GlobalFoundries to Acquire MIPS

It seemed like a good idea in 01981; the purported expansion of MIPS was "Microprocessor without Interlocked Pipeline Stages", although of course it's a pun on "millions of instructions per second". By just omitting the interlock logic necessary to detect branch hazards and putting the responsibility on the compiler, you get a chip that can run faster with less transistors. IBM's 45000-transistor 32-bit RISC "ROMP" was fabbed for use in IBM products that year, which gives you an idea of how precious silicon area was at the time.

Stanford MIPS was extremely influential, which was undoubtedly a major factor in many RISC architectures copying the delay-slot feature, including SPARC, the PA-RISC, and the i860. But the delay slot really only simplifies a particular narrow range of microarchitectures, those with almost exactly the same pipeline structure as the original. If you want to lengthen the pipeline, either you have to add the interlocks back in, or you have to add extra delay slots, breaking binary compatibility. So delay slots fell out of favor fairly quickly in the 80s.
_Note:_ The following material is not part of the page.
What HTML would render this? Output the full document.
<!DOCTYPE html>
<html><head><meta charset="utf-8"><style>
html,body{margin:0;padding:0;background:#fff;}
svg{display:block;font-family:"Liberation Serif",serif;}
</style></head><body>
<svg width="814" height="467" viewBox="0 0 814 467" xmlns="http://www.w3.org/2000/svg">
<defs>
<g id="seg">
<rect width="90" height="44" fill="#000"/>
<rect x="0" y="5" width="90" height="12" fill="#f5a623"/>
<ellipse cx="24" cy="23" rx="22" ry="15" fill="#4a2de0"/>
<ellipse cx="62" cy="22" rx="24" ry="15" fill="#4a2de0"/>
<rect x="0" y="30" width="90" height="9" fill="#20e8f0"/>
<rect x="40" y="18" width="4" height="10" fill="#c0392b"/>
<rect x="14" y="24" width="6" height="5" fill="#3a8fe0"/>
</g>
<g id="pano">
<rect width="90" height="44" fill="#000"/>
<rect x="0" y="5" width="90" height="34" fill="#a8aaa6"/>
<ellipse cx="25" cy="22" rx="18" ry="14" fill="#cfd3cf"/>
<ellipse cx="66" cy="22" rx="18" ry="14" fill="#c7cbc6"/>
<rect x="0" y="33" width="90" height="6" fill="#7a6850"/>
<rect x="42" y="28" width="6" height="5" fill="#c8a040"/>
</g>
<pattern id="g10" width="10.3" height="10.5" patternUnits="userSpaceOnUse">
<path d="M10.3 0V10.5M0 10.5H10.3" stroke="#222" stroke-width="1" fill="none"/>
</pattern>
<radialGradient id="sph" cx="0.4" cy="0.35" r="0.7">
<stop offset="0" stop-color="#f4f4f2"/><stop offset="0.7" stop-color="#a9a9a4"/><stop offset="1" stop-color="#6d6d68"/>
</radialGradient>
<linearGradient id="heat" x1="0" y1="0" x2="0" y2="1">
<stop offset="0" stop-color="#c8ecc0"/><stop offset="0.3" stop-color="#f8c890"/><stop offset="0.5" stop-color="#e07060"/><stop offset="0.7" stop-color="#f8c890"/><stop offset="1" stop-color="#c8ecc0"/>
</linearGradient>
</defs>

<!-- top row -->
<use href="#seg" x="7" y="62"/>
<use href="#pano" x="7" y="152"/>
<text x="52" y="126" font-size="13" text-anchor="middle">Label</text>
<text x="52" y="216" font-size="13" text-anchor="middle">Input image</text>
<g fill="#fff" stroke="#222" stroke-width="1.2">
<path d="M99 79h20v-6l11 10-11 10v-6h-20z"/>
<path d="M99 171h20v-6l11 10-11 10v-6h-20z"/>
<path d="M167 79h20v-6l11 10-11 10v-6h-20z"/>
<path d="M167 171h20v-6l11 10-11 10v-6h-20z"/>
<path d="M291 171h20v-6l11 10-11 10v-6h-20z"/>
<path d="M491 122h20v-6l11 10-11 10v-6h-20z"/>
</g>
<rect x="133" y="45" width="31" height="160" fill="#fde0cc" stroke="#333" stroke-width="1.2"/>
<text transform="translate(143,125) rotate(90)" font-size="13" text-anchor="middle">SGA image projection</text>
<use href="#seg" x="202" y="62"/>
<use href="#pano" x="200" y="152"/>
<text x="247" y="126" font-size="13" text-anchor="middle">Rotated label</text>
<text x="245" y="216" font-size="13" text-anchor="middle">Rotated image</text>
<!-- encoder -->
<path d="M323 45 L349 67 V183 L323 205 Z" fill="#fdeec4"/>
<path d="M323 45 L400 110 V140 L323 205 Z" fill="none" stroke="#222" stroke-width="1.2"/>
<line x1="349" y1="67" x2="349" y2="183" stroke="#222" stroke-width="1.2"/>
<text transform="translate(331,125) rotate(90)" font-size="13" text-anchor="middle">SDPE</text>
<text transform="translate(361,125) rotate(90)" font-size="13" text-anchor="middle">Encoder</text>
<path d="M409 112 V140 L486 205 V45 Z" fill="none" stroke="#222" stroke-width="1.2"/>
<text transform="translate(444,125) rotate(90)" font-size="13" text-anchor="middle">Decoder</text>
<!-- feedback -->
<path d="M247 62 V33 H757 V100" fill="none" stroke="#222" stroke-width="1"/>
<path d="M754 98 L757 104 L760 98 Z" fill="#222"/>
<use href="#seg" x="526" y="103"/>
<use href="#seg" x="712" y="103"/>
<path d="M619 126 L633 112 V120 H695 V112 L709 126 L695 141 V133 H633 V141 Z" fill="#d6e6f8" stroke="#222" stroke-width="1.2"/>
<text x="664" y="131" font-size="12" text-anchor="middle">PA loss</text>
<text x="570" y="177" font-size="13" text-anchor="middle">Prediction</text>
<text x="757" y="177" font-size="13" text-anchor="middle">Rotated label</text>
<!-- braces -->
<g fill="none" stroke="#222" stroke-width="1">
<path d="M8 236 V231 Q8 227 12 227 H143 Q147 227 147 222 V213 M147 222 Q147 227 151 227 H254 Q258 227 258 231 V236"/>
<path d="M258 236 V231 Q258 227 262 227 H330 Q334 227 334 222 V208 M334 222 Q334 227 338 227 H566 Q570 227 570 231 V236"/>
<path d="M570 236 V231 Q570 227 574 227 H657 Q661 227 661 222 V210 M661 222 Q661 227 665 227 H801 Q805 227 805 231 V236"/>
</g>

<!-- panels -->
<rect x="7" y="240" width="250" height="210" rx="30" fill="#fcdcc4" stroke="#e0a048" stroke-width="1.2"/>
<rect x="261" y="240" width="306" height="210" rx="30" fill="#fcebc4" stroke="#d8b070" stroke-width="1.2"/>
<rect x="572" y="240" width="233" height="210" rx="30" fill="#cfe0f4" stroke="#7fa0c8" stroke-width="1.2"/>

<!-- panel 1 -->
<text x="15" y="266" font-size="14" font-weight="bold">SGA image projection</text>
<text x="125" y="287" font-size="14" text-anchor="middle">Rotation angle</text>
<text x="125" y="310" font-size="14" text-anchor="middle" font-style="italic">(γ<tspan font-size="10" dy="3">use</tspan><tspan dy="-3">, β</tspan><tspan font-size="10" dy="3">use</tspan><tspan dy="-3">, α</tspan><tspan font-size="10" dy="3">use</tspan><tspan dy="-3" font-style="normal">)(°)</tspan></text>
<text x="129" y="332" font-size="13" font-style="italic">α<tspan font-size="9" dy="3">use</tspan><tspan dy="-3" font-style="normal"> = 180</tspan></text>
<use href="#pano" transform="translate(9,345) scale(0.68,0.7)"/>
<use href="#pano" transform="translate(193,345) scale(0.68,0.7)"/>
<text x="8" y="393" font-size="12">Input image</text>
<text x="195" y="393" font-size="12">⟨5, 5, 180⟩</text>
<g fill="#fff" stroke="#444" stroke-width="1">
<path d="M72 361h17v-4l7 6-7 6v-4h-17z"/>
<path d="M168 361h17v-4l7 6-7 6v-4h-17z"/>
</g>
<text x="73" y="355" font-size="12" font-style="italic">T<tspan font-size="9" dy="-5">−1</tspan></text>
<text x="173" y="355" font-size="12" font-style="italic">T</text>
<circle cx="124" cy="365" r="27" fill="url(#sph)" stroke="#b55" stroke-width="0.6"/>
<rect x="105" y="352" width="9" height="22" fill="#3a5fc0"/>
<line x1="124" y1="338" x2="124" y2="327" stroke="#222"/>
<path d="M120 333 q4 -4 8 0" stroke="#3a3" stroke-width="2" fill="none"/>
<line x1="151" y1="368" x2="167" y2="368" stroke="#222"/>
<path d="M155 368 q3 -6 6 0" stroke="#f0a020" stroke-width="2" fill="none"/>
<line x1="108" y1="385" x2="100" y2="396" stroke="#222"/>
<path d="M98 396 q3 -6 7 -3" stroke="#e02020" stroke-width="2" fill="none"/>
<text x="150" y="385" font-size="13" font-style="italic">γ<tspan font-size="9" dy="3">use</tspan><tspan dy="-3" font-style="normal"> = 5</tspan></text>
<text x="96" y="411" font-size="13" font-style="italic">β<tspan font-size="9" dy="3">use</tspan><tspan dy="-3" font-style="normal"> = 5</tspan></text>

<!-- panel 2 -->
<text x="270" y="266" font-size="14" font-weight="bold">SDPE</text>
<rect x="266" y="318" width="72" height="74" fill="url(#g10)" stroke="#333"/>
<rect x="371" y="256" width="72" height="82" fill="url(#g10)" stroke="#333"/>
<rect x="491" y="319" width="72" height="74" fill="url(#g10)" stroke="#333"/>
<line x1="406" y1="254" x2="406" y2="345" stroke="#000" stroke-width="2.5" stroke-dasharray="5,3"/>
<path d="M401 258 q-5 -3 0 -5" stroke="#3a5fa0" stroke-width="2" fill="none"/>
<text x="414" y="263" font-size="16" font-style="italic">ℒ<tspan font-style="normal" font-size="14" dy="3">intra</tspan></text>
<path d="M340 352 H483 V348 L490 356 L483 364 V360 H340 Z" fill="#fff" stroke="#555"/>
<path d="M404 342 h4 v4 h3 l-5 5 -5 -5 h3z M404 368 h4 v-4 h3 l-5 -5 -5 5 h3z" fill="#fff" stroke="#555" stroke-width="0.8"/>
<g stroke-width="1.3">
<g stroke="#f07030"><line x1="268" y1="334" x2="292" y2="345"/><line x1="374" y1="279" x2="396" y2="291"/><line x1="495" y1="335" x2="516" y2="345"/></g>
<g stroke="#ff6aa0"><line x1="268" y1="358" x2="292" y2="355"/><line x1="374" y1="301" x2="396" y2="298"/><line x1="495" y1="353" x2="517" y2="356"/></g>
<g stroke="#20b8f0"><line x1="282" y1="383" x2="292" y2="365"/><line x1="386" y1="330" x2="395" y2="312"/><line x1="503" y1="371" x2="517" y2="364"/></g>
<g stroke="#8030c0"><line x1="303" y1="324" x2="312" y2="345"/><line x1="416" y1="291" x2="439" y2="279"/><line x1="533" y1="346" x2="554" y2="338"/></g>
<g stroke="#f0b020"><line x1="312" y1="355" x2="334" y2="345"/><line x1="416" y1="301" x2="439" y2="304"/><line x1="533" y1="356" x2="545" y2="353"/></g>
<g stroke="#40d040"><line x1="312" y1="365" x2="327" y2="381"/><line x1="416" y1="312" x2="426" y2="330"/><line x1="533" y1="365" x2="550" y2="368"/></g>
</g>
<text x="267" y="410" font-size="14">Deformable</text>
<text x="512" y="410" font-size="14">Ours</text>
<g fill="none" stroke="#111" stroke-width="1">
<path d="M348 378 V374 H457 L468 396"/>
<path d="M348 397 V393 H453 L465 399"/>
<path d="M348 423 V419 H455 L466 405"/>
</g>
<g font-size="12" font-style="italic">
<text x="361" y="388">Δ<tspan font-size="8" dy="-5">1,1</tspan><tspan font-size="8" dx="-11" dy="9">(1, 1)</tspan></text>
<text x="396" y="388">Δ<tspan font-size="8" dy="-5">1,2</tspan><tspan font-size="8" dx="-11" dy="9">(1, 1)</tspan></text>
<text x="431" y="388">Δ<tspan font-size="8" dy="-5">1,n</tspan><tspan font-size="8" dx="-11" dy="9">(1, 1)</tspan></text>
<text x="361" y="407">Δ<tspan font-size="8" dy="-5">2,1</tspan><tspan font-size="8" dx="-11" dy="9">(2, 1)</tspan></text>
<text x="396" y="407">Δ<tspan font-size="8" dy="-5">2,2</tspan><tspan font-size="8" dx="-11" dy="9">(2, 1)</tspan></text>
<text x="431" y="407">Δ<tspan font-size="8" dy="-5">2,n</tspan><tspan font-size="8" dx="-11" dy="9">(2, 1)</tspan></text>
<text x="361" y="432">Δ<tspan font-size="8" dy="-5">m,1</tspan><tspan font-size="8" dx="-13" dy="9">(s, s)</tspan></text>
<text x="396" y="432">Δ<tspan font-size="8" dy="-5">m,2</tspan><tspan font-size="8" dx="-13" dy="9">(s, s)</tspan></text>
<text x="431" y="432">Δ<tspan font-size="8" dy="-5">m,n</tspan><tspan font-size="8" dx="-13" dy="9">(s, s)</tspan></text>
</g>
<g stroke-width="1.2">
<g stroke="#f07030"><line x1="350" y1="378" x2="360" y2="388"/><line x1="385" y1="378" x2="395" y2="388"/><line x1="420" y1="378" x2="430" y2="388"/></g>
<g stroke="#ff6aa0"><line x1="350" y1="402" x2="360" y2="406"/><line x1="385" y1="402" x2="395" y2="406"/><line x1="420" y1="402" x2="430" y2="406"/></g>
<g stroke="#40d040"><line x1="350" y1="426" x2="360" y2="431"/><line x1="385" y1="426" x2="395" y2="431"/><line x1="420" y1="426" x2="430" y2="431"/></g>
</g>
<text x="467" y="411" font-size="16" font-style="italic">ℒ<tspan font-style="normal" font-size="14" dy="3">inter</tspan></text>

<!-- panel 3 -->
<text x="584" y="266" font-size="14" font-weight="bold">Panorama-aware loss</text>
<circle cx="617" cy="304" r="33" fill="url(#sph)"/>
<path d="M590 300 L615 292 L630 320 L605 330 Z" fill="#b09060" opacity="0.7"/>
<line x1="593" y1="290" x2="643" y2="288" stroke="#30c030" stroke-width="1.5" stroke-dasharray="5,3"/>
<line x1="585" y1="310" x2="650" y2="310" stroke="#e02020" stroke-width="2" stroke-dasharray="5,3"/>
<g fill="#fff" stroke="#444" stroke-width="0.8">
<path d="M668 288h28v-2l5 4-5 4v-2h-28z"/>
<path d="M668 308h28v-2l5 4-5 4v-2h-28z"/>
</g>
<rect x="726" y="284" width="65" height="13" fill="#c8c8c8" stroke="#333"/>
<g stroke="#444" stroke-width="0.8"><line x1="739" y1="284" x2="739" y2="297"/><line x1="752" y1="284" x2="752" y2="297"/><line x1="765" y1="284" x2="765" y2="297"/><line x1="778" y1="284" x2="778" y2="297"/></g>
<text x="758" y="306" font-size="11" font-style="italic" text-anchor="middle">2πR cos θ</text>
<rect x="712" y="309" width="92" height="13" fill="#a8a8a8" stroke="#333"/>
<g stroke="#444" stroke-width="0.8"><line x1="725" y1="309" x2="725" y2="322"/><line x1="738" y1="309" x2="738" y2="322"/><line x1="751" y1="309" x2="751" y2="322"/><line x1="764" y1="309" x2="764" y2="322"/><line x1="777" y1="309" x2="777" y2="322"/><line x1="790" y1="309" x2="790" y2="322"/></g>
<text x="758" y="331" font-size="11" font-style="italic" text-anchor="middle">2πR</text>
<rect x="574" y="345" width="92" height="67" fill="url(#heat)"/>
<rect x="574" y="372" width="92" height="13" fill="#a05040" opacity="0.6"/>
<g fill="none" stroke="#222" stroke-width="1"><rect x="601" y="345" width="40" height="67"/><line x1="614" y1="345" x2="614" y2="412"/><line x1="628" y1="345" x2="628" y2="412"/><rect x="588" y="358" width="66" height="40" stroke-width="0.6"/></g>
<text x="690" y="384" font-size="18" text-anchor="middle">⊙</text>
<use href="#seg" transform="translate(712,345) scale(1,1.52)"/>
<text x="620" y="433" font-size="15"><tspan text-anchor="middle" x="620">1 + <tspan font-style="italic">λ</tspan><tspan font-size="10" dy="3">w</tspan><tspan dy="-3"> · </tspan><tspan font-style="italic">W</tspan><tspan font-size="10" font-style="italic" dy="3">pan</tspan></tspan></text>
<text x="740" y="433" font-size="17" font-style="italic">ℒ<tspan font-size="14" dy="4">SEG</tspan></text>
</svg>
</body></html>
Maybe they were never a good tradeoff.

One of the main things pushing people to RISC in the 80s was virtual memory, specifically, the necessity of being able to restart a faulted instruction after a page fault. (See Mashey's masterful explanation of why this doomed the VAX in https://yarchive.net/comp/vax.html.) RISC architectures generally didn't have multiple memory accesses or multiple writes per instruction (ARM being a notable exception), so all the information you needed to restart the failed instruction successfully was in the saved program counter.

But delay slots pose a problem here! Suppose the faulting instruction is the delay-slot instruction following a branch. The next instruction to execute after resuming that one could either be the instruction that was branched to, or the instruction at the address after the delay-slot instruction, depending on whether the branch was taken or not. That means you need to either take the fault before the branch, or the fault handler needs to save at least the branch-taken bit. I've never programmed a page-fault handler for MIPS, the SPARC, PA-RISC, or the i860, so I don't know how they handle this, but it seems like it implies extra implementation complexity of precisely the kind Hennessy was trying to weasel out of.

The WP page also mentions that MIPS had load delay slots, where the datum you loaded wasn't available in the very next instruction. I'm reminded that the Tera MTA actually had a variable number of load delay slots, specified in a field in the load instruction, to allow the compiler to allow as many instructions as it could for the memory reference to come back from RAM over the packet-switching network. (The CPU would then stall your thread if the load took longer than the allotted number of instructions, but the idea was that a compiler that prefetched enough stuff into your thread's huge register set could make such stalls very rare.)